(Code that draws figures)

--- --- ---

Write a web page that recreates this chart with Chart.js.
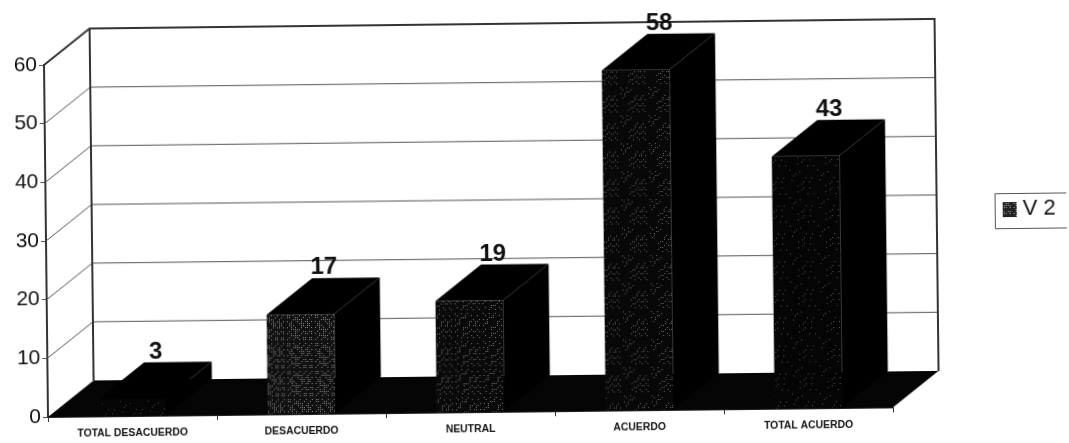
<!DOCTYPE html>
<html>
<head>
<meta charset="utf-8">
<title>V 2</title>
<script src="https://cdn.jsdelivr.net/npm/chart.js@4/dist/chart.umd.min.js"></script>
<style>
    html, body { margin: 0; background: #fff; overflow: hidden; }
    /* the original is a scan, slightly turned */
    #chart { display: block; transform-origin: 48px 417px; transform: rotate(-0.65deg); }
</style>
</head>
<body>
<canvas id="chart" width="1069" height="443"></canvas>
<script>
const categories = ['TOTAL DESACUERDO', 'DESACUERDO', 'NEUTRAL', 'ACUERDO', 'TOTAL ACUERDO'];
const values = [3, 17, 19, 58, 43];
const yTicks = [0, 10, 20, 30, 40, 50, 60];
const seriesName = 'V 2';

// Depth of the fake 3D box
const depthX = 46;
const depthY = 36;
const FONT = '"Liberation Sans", Arial, sans-serif';

// Dark dither like the photocopied bars, uneven on purpose
function stipple(base, dot, density) {
    const c = document.createElement('canvas');
    c.width = 28;
    c.height = 28;
    const g = c.getContext('2d');
    g.fillStyle = base;
    g.fillRect(0, 0, 28, 28);
    g.fillStyle = dot;
    for (let y = 0; y < 28; y += 2) {
        for (let x = 0; x < 28; x += 2) {
            if ((x * 3 + y * 5 + x * y) % 11 < density) g.fillRect(x, y, 1, 1);
        }
    }
    return g.createPattern(c, 'repeat');
}

const barFills = [
    stipple('#050505', '#444', 1),
    stipple('#111', '#8a8a8a', 5),
    stipple('#0a0a0a', '#777', 3),
    stipple('#080808', '#666', 2),
    stipple('#050505', '#555', 1)
];
const legendFill = stipple('#222', '#aaa', 6);

function poly(ctx, pts, fill) {
    ctx.beginPath();
    pts.forEach((p, i) => i ? ctx.lineTo(p[0], p[1]) : ctx.moveTo(p[0], p[1]));
    ctx.closePath();
    ctx.fillStyle = fill;
    ctx.fill();
}

const box3d = {
    id: 'box3d',
    beforeDatasetsDraw(chart) {
        const { ctx, chartArea: a, scales: { y } } = chart;
        ctx.save();

        // Gridlines on left and back walls
        ctx.strokeStyle = '#555';
        ctx.lineWidth = 1;
        yTicks.forEach(v => {
            if (v === 0 || v === 60) return;
            const py = y.getPixelForValue(v);
            ctx.beginPath();
            ctx.moveTo(a.left, py);
            ctx.lineTo(a.left + depthX, py - depthY);
            ctx.lineTo(a.right + depthX, py - depthY);
            ctx.stroke();
        });

        // Wall outline
        const top = y.getPixelForValue(60);
        const zero = y.getPixelForValue(0);
        ctx.strokeStyle = '#333';
        ctx.lineWidth = 2;
        ctx.beginPath();
        ctx.moveTo(a.left, top);
        ctx.lineTo(a.left + depthX, top - depthY);
        ctx.lineTo(a.right + depthX, top - depthY);
        ctx.lineTo(a.right + depthX, zero - depthY);
        ctx.moveTo(a.left + depthX, top - depthY);
        ctx.lineTo(a.left + depthX, zero - depthY);
        ctx.stroke();

        // Floor
        poly(ctx, [
            [a.left, zero], [a.right, zero],
            [a.right + depthX, zero - depthY], [a.left + depthX, zero - depthY]
        ], '#050505');
        ctx.restore();
    },
    afterDatasetsDraw(chart) {
        const { ctx } = chart;
        const bars = chart.getDatasetMeta(0).data;
        ctx.save();
        bars.forEach((bar, i) => {
            const l = bar.x - bar.width / 2;
            const r = bar.x + bar.width / 2;
            // top face
            poly(ctx, [[l, bar.y], [r, bar.y], [r + depthX, bar.y - depthY], [l + depthX, bar.y - depthY]], '#000');
            // right face
            poly(ctx, [[r, bar.y], [r + depthX, bar.y - depthY], [r + depthX, bar.base - depthY], [r, bar.base]], '#000');

            // value label over the back of the bar
            ctx.fillStyle = '#111';
            ctx.font = 'bold 24px ' + FONT;
            ctx.textAlign = 'center';
            ctx.textBaseline = 'middle';
            ctx.fillText(values[i], bar.x + 24, bar.y - depthY - 10.5);
        });

        // Legend
        ctx.strokeStyle = '#555';
        ctx.lineWidth = 1;
        ctx.beginPath();
        ctx.moveTo(1075, 204.5);
        ctx.lineTo(997.5, 204.5);
        ctx.lineTo(997.5, 239.5);
        ctx.lineTo(1075, 239.5);
        ctx.stroke();
        ctx.fillStyle = legendFill;
        ctx.fillRect(1005, 213, 14, 15);
        ctx.fillStyle = '#111';
        ctx.font = '22px ' + FONT;
        ctx.textAlign = 'left';
        ctx.textBaseline = 'middle';
        ctx.fillText(seriesName, 1025, 220);
        ctx.restore();
    }
};

new Chart(document.getElementById('chart'), {
    type: 'bar',
    data: {
        labels: categories,
        datasets: [{
            label: seriesName,
            data: values,
            backgroundColor: barFills,
            borderWidth: 0,
            categoryPercentage: 1,
            barPercentage: 0.4
        }]
    },
    options: {
        responsive: false,
        animation: false,
        events: [],
        layout: { padding: { top: 65, right: 176, left: 0, bottom: 0 } },
        plugins: { legend: { display: false }, tooltip: { enabled: false } },
        scales: {
            x: {
                afterFit: s => { s.height = 26; },
                border: { color: '#222', width: 1 },
                grid: { drawOnChartArea: false, tickLength: 5, tickColor: '#333' },
                ticks: {
                    color: '#111',
                    padding: 6,
                    maxRotation: 0,
                    autoSkip: false,
                    font: { family: FONT, size: 10.4, weight: 'bold' }
                }
            },
            y: {
                min: 0,
                max: 60,
                afterFit: s => { s.width = 48; },
                afterBuildTicks: s => { s.ticks = yTicks.map(v => ({ value: v })); },
                border: { color: '#333', width: 2 },
                grid: { drawOnChartArea: false, tickLength: 5, tickColor: '#555' },
                ticks: {
                    color: '#111',
                    padding: 2,
                    font: { family: FONT, size: 21 }
                }
            }
        }
    },
    plugins: [box3d]
});
</script>
</body>
</html>
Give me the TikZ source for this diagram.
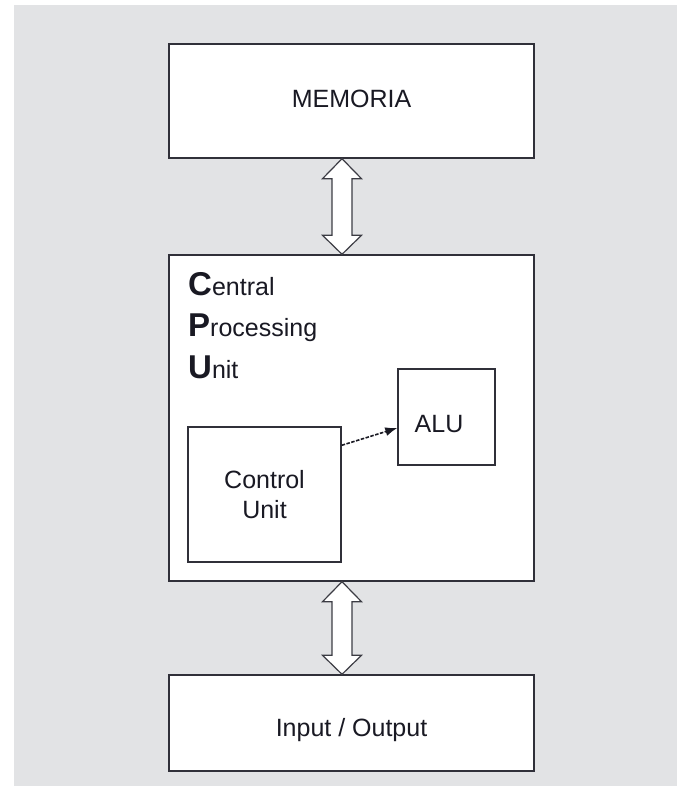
\documentclass[tikz,border=0pt]{standalone}
\usepackage{fontspec}
\setmainfont{Liberation Sans}
\usetikzlibrary{calc,arrows.meta}
\definecolor{marble}{RGB}{226,227,229}
\definecolor{ink}{RGB}{25,25,35}
\tikzset{
  box/.style={draw=ink!90, line width=1.4pt, fill=white, inner sep=0pt, font=\fontsize{25}{30}\selectfont, text=ink, align=center},
  bus/.style={draw=ink!85, line width=1.2pt, fill=white, line join=miter},
  ctl/.style={draw=ink, line width=1.6pt, dash pattern=on 3.5pt off 1.5pt, -{Latex[length=12pt,width=9pt]}}
}
\newcommand{\initl}[1]{{\fontsize{33}{33}\selectfont\bfseries #1}}
\begin{document}
\begin{tikzpicture}[x=1pt,y=-1pt]
\useasboundingbox (0,0) rectangle (677,786);
\fill[white] (0,0) rectangle (677,786);
\fill[marble] (14,5) rectangle (677,786);
% boxes
\node[box, minimum width=365pt, minimum height=114pt, text depth=5pt] (mem) at (351.5,101) {MEMORIA};
\node[box, minimum width=365pt, minimum height=326pt] (cpu) at (351.5,418) {};
\node[box, minimum width=97pt, minimum height=96pt, text height=31pt] (alu) at (446.5,417) {ALU\hspace*{15pt}};
\node[box, minimum width=153pt, minimum height=135pt] (cu) at (264.5,494.5) {Control\\Unit};
\node[box, minimum width=365pt, minimum height=96pt, text height=33pt] (io) at (351.5,723) {Input / Output};
% CPU title
\node[anchor=north west, inner sep=0pt, align=left, text=ink, font=\fontsize{25}{41.5}\selectfont] (title) at (188,272)
  {\initl{C}entral\\\initl{P}rocessing\\\initl{U}nit};
% buses
\foreach \a/\b in {mem/cpu, cpu/io}{
  \draw[bus] let \p1=($(\a.south)+(-9.5,0)$), \p2=($(\b.north)+(-9.5,0)$) in
    (\x1,\y1) -- (\x1+19.5,\y1-20) -- (\x1+10,\y1-20) -- (\x1+10,\y2+19) -- (\x1+19.5,\y2+19)
    -- (\x2,\y2) -- (\x1-19.5,\y2+19) -- (\x1-10,\y2+19) -- (\x1-10,\y1-20) -- (\x1-19.5,\y1-20) -- cycle;
}
% control arrow
\draw[ctl] ($(cu.north east)+(0,19)$) -- ($(alu.west)+(0,11)$);
\end{tikzpicture}
\end{document}
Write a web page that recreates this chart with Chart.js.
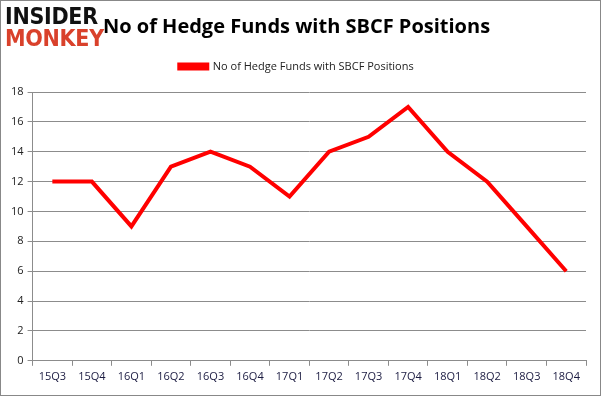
<!DOCTYPE html>
<html>
<head>
<meta charset="utf-8">
<script src="https://cdn.jsdelivr.net/npm/chart.js@4"></script>
<style>
  body { margin: 0; background: #fff; }
  #wrap { position: relative; width: 599px; height: 394px; border: 1px solid #888; }
  #logo { position: absolute; left: 4px; top: 4px; font-family: "DejaVu Sans Condensed", "DejaVu Sans", sans-serif; font-weight: bold; font-size: 23px; line-height: 22px; letter-spacing: -0.3px; }
  #logo .a { color: #111; }
  #logo .b { color: #d9412b; }
</style>
</head>
<body>
<div id="wrap">
  <canvas id="myChart"></canvas>
  <div id="logo"><div class="a">INSIDER</div><div class="b">MONKEY</div></div>
</div>
<script>
// Quarters and hedge fund counts
const quarters = ["15Q3", "15Q4", "16Q1", "16Q2", "16Q3", "16Q4", "17Q1", "17Q2", "17Q3", "17Q4", "18Q1", "18Q2", "18Q3", "18Q4"];
const fundCounts = [12, 12, 9, 13, 14, 13, 11, 14, 15, 17, 14, 12, 9, 6];
const yTicks = [0, 2, 4, 6, 8, 10, 12, 14, 16, 18];

const gridColor = "#8c8c8c";
const font = "'Open Sans', 'Liberation Sans', sans-serif";

const ctx = document.getElementById('myChart').getContext('2d');
const myChart = new Chart(ctx, {
    type: 'line',
    data: {
        labels: quarters,
        datasets: [{
            label: 'No of Hedge Funds with SBCF Positions',
            data: fundCounts,
            borderColor: '#ff0000',
            backgroundColor: '#ff0000',
            borderWidth: 4,
            pointRadius: 0,
            tension: 0
        }]
    },
    options: {
        responsive: true,
        maintainAspectRatio: false,
        animation: false,
        layout: { padding: { left: 6, right: 14, top: 4, bottom: 8 } },
        plugins: {
            title: {
                display: true,
                text: 'No of Hedge Funds with SBCF Positions',
                color: '#000',
                font: { family: font, size: 20 },
                padding: { top: 10, bottom: 12 }
            },
            legend: {
                labels: {
                    boxWidth: 28,
                    boxHeight: 4,
                    color: '#222',
                    font: { family: font, size: 11 },
                    padding: 10
                }
            },
            tooltip: { enabled: false }
        },
        scales: {
            x: {
                offset: true,
                grid: { offset: true, drawOnChartArea: false, color: gridColor, tickLength: 5 },
                border: { color: gridColor },
                ticks: { color: '#1a1a40', font: { family: font, size: 11 }, maxRotation: 0, padding: 4 }
            },
            y: {
                min: 0,
                max: 18,
                afterBuildTicks: axis => { axis.ticks = yTicks.map(v => ({ value: v })); },
                grid: { color: gridColor, tickLength: 5 },
                border: { color: gridColor },
                ticks: { color: '#222', font: { family: font, size: 11 }, padding: 4 }
            }
        }
    },
    plugins: [{
        // extra space under the legend, like the reference
        id: 'legendGap',
        beforeInit(chart) {
            const fit = chart.legend.fit;
            chart.legend.fit = function () {
                fit.call(this);
                this.height += 10;
            };
        }
    }]
});
</script>
</body>
</html>
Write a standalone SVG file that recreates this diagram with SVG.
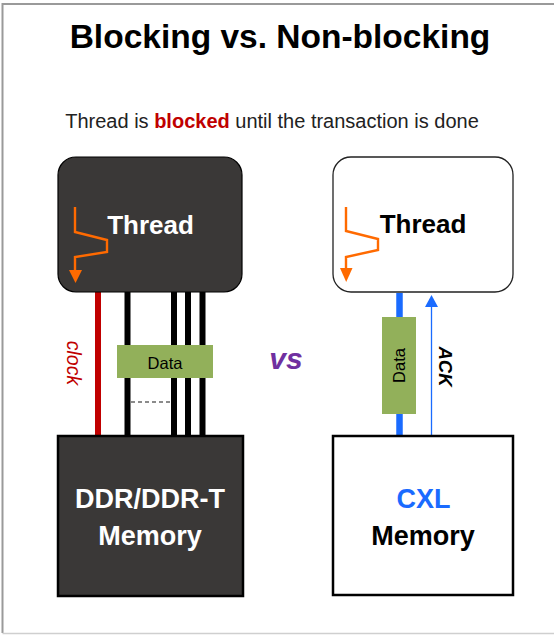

--- --- ---

▶ [AIM OF THE TASK]
Where a line in the material contains "standalone", copy that line.

▶ [OUTPUT]
\documentclass[tikz,border=0pt]{standalone}
Write a standalone SVG file that recreates this diagram with SVG.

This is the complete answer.